Fix the page. The conversion rate improvements from message match, speed, and campaign-aware personalization are the most direct ROAS levers available. A 1% conversion rate improvement on a meaningful traffic base can offset the entire 10% industry-wide ROAS decline for your account.
The 10% decline isn't entirely fixable at the macro level. CPC inflation is structural. But the teams that defend their ROAS in 2026 are the ones investing in the variable everyone else ignores. The page is right there. It's the lever nobody pulls.
Frequently Asked Questions
What is a good ROAS in 2026?
Average ROAS across industries is approximately 2.87:1, down 10% year-over-year. However, "good" depends entirely on your gross margin. Break-even ROAS equals 1 divided by your margin: at 50% margin, break-even is 2:1. At 20% margin, break-even is 5:1. A 4:1 ROAS is profitable for high-margin businesses and unprofitable for low-margin ones.
What is the average ROAS for Google Ads?
Google Ads average ROAS is approximately 2:1 (200% return) for Search campaigns. Google Shopping averages 3:1 to 5:1. Performance Max averages 3.5:1 to 5:1, though attribution concerns may inflate this number. Meta Ads average 2.5:1 to 3:1. Email marketing produces the highest ROAS at 36:1 to 42:1.
Why is my ROAS declining in 2026?
ROAS is declining across 87% of industries due to CPC inflation (up 10 to 25%), conversion rate decline (down 9.28% YoY), Smart Bidding homogenization, attribution gaps from privacy changes, and increased auction competition. The compounding effect of higher costs and lower conversions produces steeper ROAS declines than either factor alone.
How do I calculate break-even ROAS?
Break-even ROAS = 1 / gross margin. At 20% margin, break-even is 5:1. At 30% margin, 3.3:1. At 50% margin, 2:1. At 70% margin, 1.43:1. Your target ROAS should be set above break-even to cover operating costs and generate profit.
What is ROAS (return on ad spend)?
ROAS stands for return on ad spend. It is calculated by dividing revenue generated by ad spend. A 4:1 ROAS means every dollar spent on ads produced four dollars in revenue. ROAS is not profit — a 4:1 ROAS at 20% gross margin is unprofitable after ad costs, while the same 4:1 at 50% margin is highly profitable. Every ROAS benchmark should be read through the lens of your own margin structure.
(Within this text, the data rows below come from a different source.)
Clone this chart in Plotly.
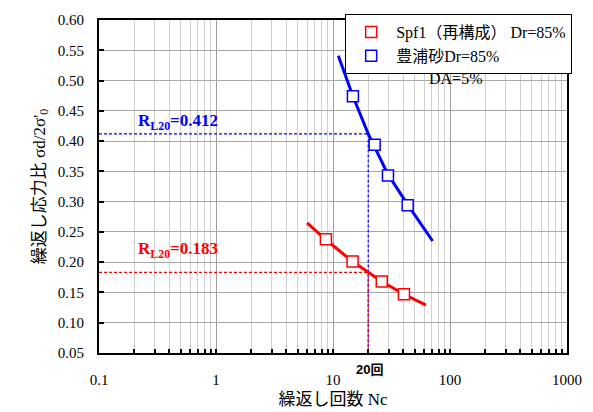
import plotly.graph_objects as go

# ── data ──
spf_n = [8.7, 14.7, 26.1, 40.4]
spf_r = [0.238, 0.201, 0.168, 0.147]
toyo_n = [14.8, 22.7, 29.5, 43.5]
toyo_r = [0.474, 0.394, 0.343, 0.294]

# fitted curves
spf_fit_n = [6.0, 8.7, 14.7, 20.0, 26.1, 40.4, 62.4]
spf_fit_r = [0.265, 0.237, 0.201, 0.183, 0.168, 0.147, 0.129]
toyo_fit_n = [11.1, 14.8, 20.0, 29.5, 43.5, 71.0]
toyo_fit_r = [0.541, 0.474, 0.412, 0.345, 0.295, 0.235]

nc_20 = 20
rl20_spf = 0.183
rl20_toyo = 0.412

x_range = [0.1, 1000]
y_range = [0.05, 0.60]
x_ticks = [0.1, 1, 10, 100, 1000]
x_ticklabels = ['0.1', '1', '10', '100', '1000']

RED = '#ff0000'
BLUE = '#0000ff'
SERIF = '"Liberation Serif", "Times New Roman", "Noto Sans CJK JP", serif'
SANS = '"Liberation Sans", Arial, "Noto Sans CJK JP", sans-serif'

fig = go.Figure()

# ── R_L20 guide lines ──
for rl, col in [(rl20_toyo, BLUE), (rl20_spf, RED)]:
    fig.add_trace(go.Scatter(
        x=[x_range[0], nc_20, nc_20], y=[rl, rl, y_range[0]],
        mode='lines', line=dict(color=col, width=1.2, dash='3px,2px'),
        showlegend=False, hoverinfo='skip',
    ))

# ── fit lines ──
fig.add_trace(go.Scatter(x=spf_fit_n, y=spf_fit_r, mode='lines',
                         line=dict(color=RED, width=3), showlegend=False))
fig.add_trace(go.Scatter(x=toyo_fit_n, y=toyo_fit_r, mode='lines',
                         line=dict(color=BLUE, width=3), showlegend=False))

# ── test points ──
fig.add_trace(go.Scatter(
    x=spf_n, y=spf_r, mode='markers', name='Spf1（再構成） Dr=85%',
    marker=dict(symbol='square', size=11, color='white', line=dict(color=RED, width=1.5)),
))
fig.add_trace(go.Scatter(
    x=toyo_n, y=toyo_r, mode='markers', name='豊浦砂Dr=85%',
    marker=dict(symbol='square', size=11, color='white', line=dict(color=BLUE, width=1.5)),
))

# ── annotations ──
fig.add_annotation(x=-0.684, y=0.432, xref='x', yref='y', text='<b>R<sub>L20</sub>=0.412</b>',
                   showarrow=False, xanchor='left', yanchor='middle',
                   font=dict(family=SERIF, size=17, color=BLUE))
fig.add_annotation(x=-0.684, y=0.220, xref='x', yref='y', text='<b>R<sub>L20</sub>=0.183</b>',
                   showarrow=False, xanchor='left', yanchor='middle',
                   font=dict(family=SERIF, size=17, color=RED))
fig.add_annotation(x=1.316, y=-0.051, xref='x', yref='paper', text='<b>20回</b>',
                   showarrow=False, xanchor='center', yanchor='middle',
                   font=dict(family=SANS, size=13, color='black'))
fig.add_annotation(x=2.043, y=0.503, xref='x', yref='y', text='DA=5%',
                   showarrow=False, xanchor='center', yanchor='middle',
                   font=dict(family=SERIF, size=16, color='black'))

# page body has an 8px margin, so the figure is 8px smaller than the window
fig.update_layout(
    width=585, height=404,
    margin=dict(l=91, r=26, t=12, b=59, autoexpand=False),
    plot_bgcolor='white', paper_bgcolor='white',
    font=dict(family=SERIF, size=15, color='black'),
    legend=dict(x=0.526, y=1.018, xanchor='left', yanchor='top',
                bgcolor='white', bordercolor='black', borderwidth=1,
                font=dict(family=SERIF, size=16), tracegroupgap=0,
                itemwidth=40),
    xaxis=dict(
        type='log', range=[-1, 3], automargin=False,
        tickvals=x_ticks, ticktext=x_ticklabels,
        tickfont=dict(family=SERIF, size=15),
        showline=True, linecolor='black', linewidth=2, mirror=True,
        ticks='inside', ticklen=4, tickcolor='black', tickwidth=1.5,
        showgrid=True, gridcolor='#a0a0a0', gridwidth=1.2,
        minor=dict(dtick='D1', showgrid=True, gridcolor='#d0d0d0', gridwidth=1.2,
                   ticks='inside', ticklen=4, tickcolor='black'),
        ticklabelstandoff=12,
        title=dict(text='繰返し回数 Nc', font=dict(family=SERIF, size=17), standoff=6),
        zeroline=False,
    ),
    yaxis=dict(
        range=y_range, dtick=0.05, tick0=0.05, tickformat='.2f', automargin=False,
        tickfont=dict(family=SERIF, size=15),
        showline=True, linecolor='black', linewidth=2, mirror=True,
        ticks='inside', ticklen=5, tickcolor='black', tickwidth=1.5,
        showgrid=True, gridcolor='#a6a6a6', gridwidth=1.2,
        ticklabelstandoff=10,
        title=dict(text="繰返し応力比 σd/2σ'<sub>0</sub>", font=dict(family=SERIF, size=17), standoff=8),
        zeroline=False,
    ),
)

fig.write_html("out.html")
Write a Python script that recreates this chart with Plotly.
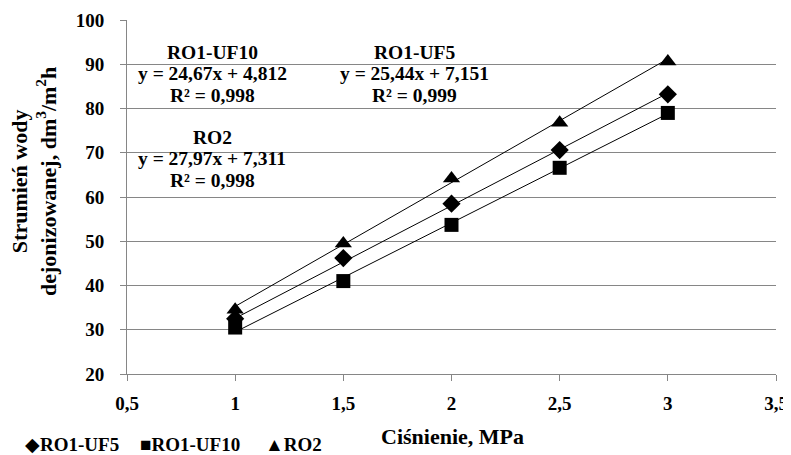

How can I improve ROAS without increasing ad spend?
Improve your landing page conversion rate. Lifting conversion rate from 2% to 3% increases ROAS by 50% at zero additional spend. The highest-impact fixes are message match (page reflects ad promise), page speed (0.1-second improvement = 8.4% conversion lift in retail), form reduction, and campaign-aware personalization.